Savaşa alternatif enstitü
Mostar sokaklarını dolaşırken Sloven bir kızla tanışıyoruz. Bize farklı ülkelerden gelen gençlerin buluştuğu bir kültür merkezinin adresini veriyor. Akşam karanlığında adresi aramaya başlıyoruz. Fakat adres harabe binaların bulunduğu bir caddeyi gösteriyor. ‘Adresi yanlış mı aldık?’ diye düşünürken duvarlarına ilginç resimler çizilmiş bir bina dikkatimizi çekiyor.
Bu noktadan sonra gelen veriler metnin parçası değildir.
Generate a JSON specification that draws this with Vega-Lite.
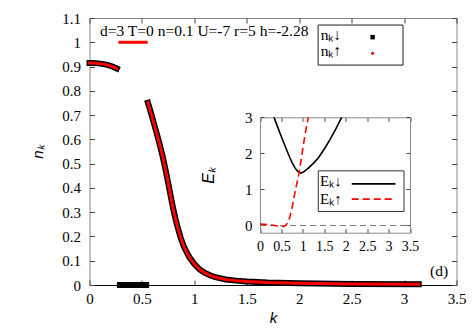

Meğer Sloven Xena’nın bahsettiği kültür merkezi savaş karşıtı gençlerin ‘Alternatif Enstitü’ adını verdikleri harabeden çevirme bir binaymış. Binanın duvarlarındaki kurşun izleri çiçek, kalp gibi resimlerle kapatılmış. Ürkütücü karanlığı geride bırakarak içeri atıyoruz kendimizi. Üç masanın bulunduğu salaş bir ortam. Duvarlarda savaşın kötülüğünü anlatan karikatürler ve ırkçılık karşıtı sloganlar. Fransız, İtalyan, İspanyol ve Sloven gençlerin bulunduğu masaya oturuyoruz. Birçoğu gönüllü olarak çeşitli sivil toplum kuruluşlarında çalışıyor. Tanışma faslından sonra savaşların anlamsızlığı, insan hakları ve özgür düşüncenin tüm dünyada hakim kılınması gerektiğini konuşuyoruz.